Forms use Zod validation (lib/validations/auth.ts). Firebase errors map to readable messages in lib/auth/errors.ts.
Website stack
| Layer | Technology |
|---|---|
| Framework | Next.js 16, React 19, TypeScript |
| Styling | Tailwind CSS v4, shadcn/radix-ui |
| Auth | Firebase client + firebase-admin session cookies |
| Validation | Zod |
| Package manager | Bun |
Architecture
End-to-end data flow:
Browser
→ Firebase Auth (client SDK)
→ POST /api/auth/session (ID token → httpOnly cookie)
→ Next.js dashboard (memory chat → /api/messages BFF)
Next.js server
→ anima FastAPI with X-Api-Key + X-User-Id (Firebase UID)
anima API
→ mem.add(enrich=False) → 201 response
→ background: profile + entity graph
→ anima.Memory (same library as pip / MCP)
→ SQLite + FAISS + optional graph storeRepository layout
anima/
├── src/anima/ # Memory library (core product)
├── api/ # FastAPI dashboard backend
├── website/ # Next.js marketing + auth (this app)

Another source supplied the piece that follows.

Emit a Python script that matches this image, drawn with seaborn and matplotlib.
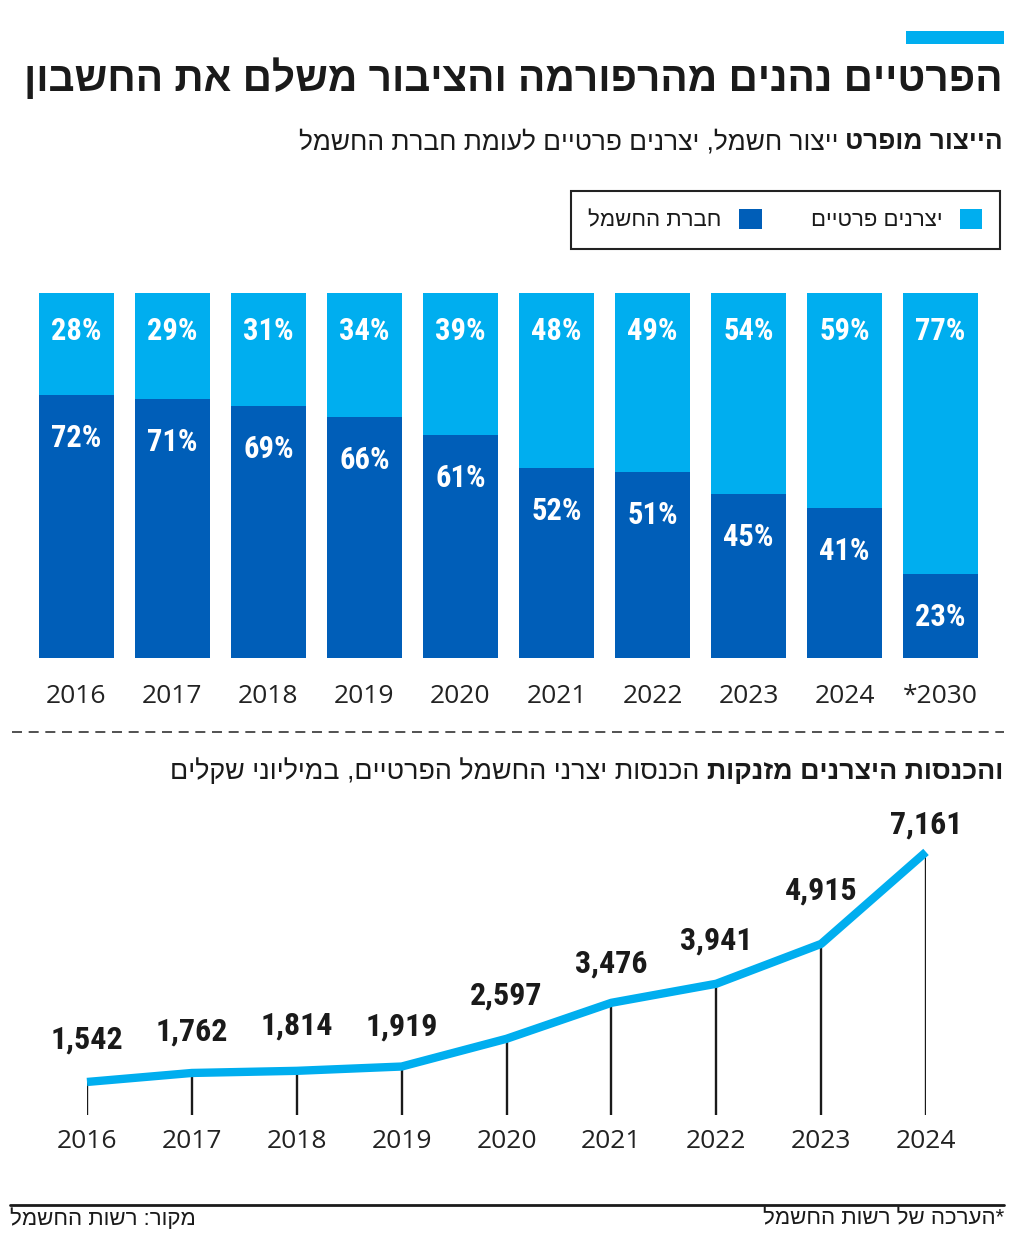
import numpy as np
import pandas as pd
import matplotlib.pyplot as plt
import seaborn as sns
from matplotlib import font_manager as fm
from matplotlib.patches import Patch, Rectangle
from matplotlib.lines import Line2D

# ============================================================================
# DATA
# ============================================================================
years_bar = ['2016', '2017', '2018', '2019', '2020', '2021', '2022', '2023', '2024', '*2030']
private_share = [28, 29, 31, 34, 39, 48, 49, 54, 59, 77]
company_share = [72, 71, 69, 66, 61, 52, 51, 45, 41, 23]

years_line = ['2016', '2017', '2018', '2019', '2020', '2021', '2022', '2023', '2024']
private_income = [1542, 1762, 1814, 1919, 2597, 3476, 3941, 4915, 7161]

# gap (px) between each point on the line and its value label
label_gap_px = [42, 41, 45, 40, 43, 39, 43, 53, 27]

LIGHT = '#00AEEF'
DARK = '#005EB8'
INK = '#1a1a1a'

W, H = 1024, 1243

# ============================================================================
# STYLING
# ============================================================================
sns.set_theme(style='white')
installed = {f.name for f in fm.fontManager.ttflist}


def pick(names):
    found = [n for n in names if n in installed]
    return found if found else ['DejaVu Sans']


HEB_FONT = pick(['Liberation Sans Narrow', 'Liberation Sans', 'DejaVu Sans'])
NUM_BOLD = pick(['Roboto Condensed', 'Liberation Sans Narrow', 'Roboto', 'Liberation Sans'])
NUM_FONT = pick(['Open Sans', 'Noto Sans', 'DejaVu Sans'])
plt.rcParams['font.family'] = HEB_FONT


def heb(s):
    # matplotlib has no bidi support: write Hebrew in visual order
    return s[::-1]


def fx(px):
    return px / W


def fy(py):
    return 1 - py / H


fig = plt.figure(figsize=(W / 100, H / 100), dpi=100)
fig.patch.set_facecolor('white')
renderer = fig.canvas.get_renderer()


def fit(t, max_w):
    w = t.get_window_extent(renderer).width
    if w > max_w:
        t.set_fontsize(t.get_fontsize() * max_w / w)


def mixed_line(y, bold, regular, size, left_limit, right=1003, gap=7):
    t1 = fig.text(fx(right), fy(y), heb(bold), ha='right', va='center',
                  fontsize=size, fontweight='bold', fontstretch='condensed', color=INK)
    bb = t1.get_window_extent(renderer)
    t2 = fig.text((bb.x0 - gap) / W, fy(y), heb(regular), ha='right', va='center',
                  fontsize=size, fontstretch='condensed', color=INK)
    w_total = right - t2.get_window_extent(renderer).x0
    if w_total > right - left_limit:
        k = (right - left_limit) / w_total
        t1.set_fontsize(size * k)
        bb = t1.get_window_extent(renderer)
        t2.set_fontsize(size * k)
        t2.set_x((bb.x0 - gap) / W)


# ============================================================================
# HEADER
# ============================================================================
fig.add_artist(Rectangle((fx(906), fy(44)), fx(1004) - fx(906), 13 / H,
                         transform=fig.transFigure, facecolor=LIGHT, edgecolor='none'))

title = fig.text(fx(1003), fy(78), heb('הפרטיים נהנים מהרפורמה והציבור משלם את החשבון'),
                 ha='right', va='center', fontsize=32, fontweight='bold',
                 fontstretch='condensed', color=INK)
fit(title, 978)

mixed_line(142, 'הייצור מופרט', 'ייצור חשמל, יצרנים פרטיים לעומת חברת החשמל', 22, 300)

# legend
handles = [Patch(facecolor=DARK, edgecolor='none'), Patch(facecolor=LIGHT, edgecolor='none')]
labels = [heb('חברת החשמל'), heb('יצרנים פרטיים')]
leg = fig.legend(handles, labels, ncol=2, markerfirst=False, loc='upper right',
                 bbox_to_anchor=(fx(1000), fy(191)), frameon=True, fancybox=False,
                 edgecolor='#222222', framealpha=1, fontsize=16,
                 handlelength=1.0, handleheight=1.0, columnspacing=2.2,
                 handletextpad=0.8, borderpad=0.8, borderaxespad=0)
leg.get_frame().set_linewidth(1.5)
for txt in leg.get_texts():
    txt.set_color(INK)

# ============================================================================
# STACKED BARS (every column is 100%)
# ============================================================================
axb = fig.add_axes([fx(39), fy(658), fx(978) - fx(39), (658 - 293) / H])
df_bar = pd.DataFrame({'year': years_bar, 'private': private_share, 'company': company_share})
df_bar['full'] = 100

sns.barplot(data=df_bar, x='year', y='full', color=LIGHT, saturation=1,
            width=0.78, linewidth=0, ax=axb)
sns.barplot(data=df_bar, x='year', y='company', color=DARK, saturation=1,
            width=0.78, linewidth=0, ax=axb)

axb.set_xlim(-0.39, len(years_bar) - 1 + 0.39)
axb.set_ylim(0, 100)
axb.set_xlabel('')
axb.set_ylabel('')
axb.set_yticks([])
sns.despine(ax=axb, left=True, bottom=True)
axb.tick_params(axis='x', length=0, pad=19, labelsize=19, labelcolor='#222222')
for lab in axb.get_xticklabels():
    lab.set_family(NUM_FONT)

for i, (p, c) in enumerate(zip(df_bar['private'], df_bar['company'])):
    axb.annotate(f'{p}%', (i, 100), xytext=(0, -38), textcoords='offset pixels',
                 ha='center', va='center', color='white', fontsize=22,
                 fontweight='bold', fontstretch='condensed', family=NUM_BOLD)
    axb.annotate(f'{c}%', (i, c), xytext=(0, -43), textcoords='offset pixels',
                 ha='center', va='center', color='white', fontsize=22,
                 fontweight='bold', fontstretch='condensed', family=NUM_BOLD)

# dashed separator
fig.add_artist(Line2D([fx(12), fx(1004)], [fy(732), fy(732)], transform=fig.transFigure,
                      color='#333333', linewidth=1.2, linestyle=(0, (6, 4))))

# ============================================================================
# LINE CHART
# ============================================================================
mixed_line(772, 'והכנסות היצרנים מזנקות', 'הכנסות יצרני החשמל הפרטיים, במיליוני שקלים', 22, 172)

axl = fig.add_axes([fx(87), fy(1115), fx(926) - fx(87), (1115 - 800) / H])
df_line = pd.DataFrame({'year': years_line, 'income': private_income})
df_line['pos'] = np.arange(len(df_line))

y_low = 735
sns.lineplot(data=df_line, x='pos', y='income', color=LIGHT, linewidth=6,
             solid_capstyle='butt', clip_on=False, zorder=3, ax=axl)
axl.vlines(df_line['pos'], y_low, df_line['income'], color=INK, linewidth=1.7, zorder=2)

axl.set_xlim(0, len(df_line) - 1)
axl.set_ylim(y_low, 8430)
axl.set_xticks(df_line['pos'], df_line['year'])
axl.set_yticks([])
axl.set_xlabel('')
axl.set_ylabel('')
sns.despine(ax=axl, left=True, bottom=True)
axl.tick_params(axis='x', length=0, pad=10, labelsize=19, labelcolor='#222222')
for lab in axl.get_xticklabels():
    lab.set_family(NUM_FONT)

for x, v, g in zip(df_line['pos'], df_line['income'], label_gap_px):
    axl.annotate(f'{v:,}', (x, v), xytext=(0, g), textcoords='offset pixels',
                 ha='center', va='center', color=INK, fontsize=23,
                 fontweight='bold', fontstretch='condensed', family=NUM_BOLD,
                 annotation_clip=False)

# ============================================================================
# FOOTER
# ============================================================================
fig.add_artist(Line2D([fx(10), fx(1004)], [fy(1205), fy(1205)], transform=fig.transFigure,
                      color=INK, linewidth=2))
fig.text(fx(10), fy(1219), heb('מקור: רשות החשמל'), ha='left', va='center',
         fontsize=16, fontstretch='condensed', color=INK)
fig.text(fx(1004), fy(1219), heb('*הערכה של רשות החשמל'), ha='right', va='center',
         fontsize=16, fontstretch='condensed', color=INK)

fig.savefig('out.png', dpi=100, facecolor='white')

├── benchmarks/ # LoCoMo evaluation
└── tests/ # pytest suiteIntegration status
| Area | Status |
|---|---|
| Landing + product sections | Done |
| Firebase auth + session cookies | Done |
| Protected /dashboard shell | Done |
| Next.js BFF → anima API routes | Done |
| Dashboard memory chat + quota | Done |
| Memory graph / stats charts | In progress |
Development
Python
uv sync --extra dev
uv run pytest -v
uv run ruff check src tests
# LoCoMo benchmarks (optional)
uv sync --extra benchmark
uv run python benchmarks/run_locomo.pyWebsite
bun run dev # development
bun run build # production build
bun run lint # ESLintMakefile (repo root)
| Target | Action |
|---|---|
| make install | uv sync |
| make test | pytest |
| make lint | ruff |
| make benchmark | LoCoMo evaluation |
Publish
uv build
uv publish # requires PyPI credentialsLicense: MIT. Package includes py.typed for type checkers.